Following the opener, “Weary” and “Cranes in the Sky” offer two very different perspectives on how to confront melancholy. The former is a downtempo, woozy track that sees Solange counseling the listener, “Be leery 'bout your place in the world / You're feeling like you're chasing the world.” The latter denies this sorrow by presenting a flat-out denial in the form of this uptempo gem sprinkled with eerie lyrics such as “I slept it away, I sexed it away” and Solange’s delicate falsetto towards the track’s end.

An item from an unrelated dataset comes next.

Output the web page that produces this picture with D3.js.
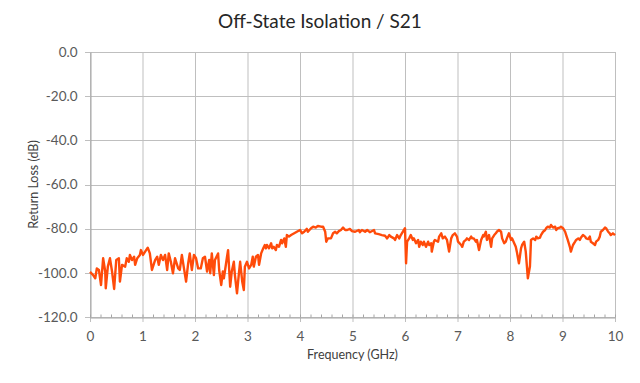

It is Solange’s portrayal of anger, however, that truly shows the mastery in her art. “Mad,” just like the title says, is an outraged anthem that unpacks the "angry black girl" stereotype to great effect. Working with hip-hop veteran Lil Wayne once more, Solange’s voice never goes above a whisper, yet when she sings “I got a lot to be mad about (Be mad, be mad, be mad),” one can understand her deep-seated frustrations with regard to the isolation and objectification that afflicts her.

Similarly, “Don’t Touch my Hair," featuring a groovy baseline courtesy of British electronic musician Sampha, continues to see Solange pushing angrily back against microaggressions with her defiant declaration that “You know this hair is my sh*t / Rode the ride, I gave it time / But this here is mine.” By seeking to reclaim the physical aspects of her body that others would seek to infringe upon, Solange is marking her hair as a site of contestation, and she will not be limited in her unfettered expression of it. In other words, “Don't touch my pride / They say the glory's all mine.”

While the technical quality of “A Seat at the Table” is beyond superb, it is worth highlighting the numerous 90s-esque interludes scattered throughout the record as they offer an emotional authenticity to the stories Solange sings about. Whether it's when her father Mathew recounts his experience with desegregation busing and the KKK on “Interlude: Dad Was Mad” or when her mother Tina marvels at the beauty of being black on “Tina Taught Me,” these brief anecdotes coax out the most soulful elements of the record, demonstrating that the best kind of music comes from the heart and that the heart is just where Solange is singing from.

Summary Solange's third studio album, "A Seat at the Table," is one of the year's best so far; don't miss it.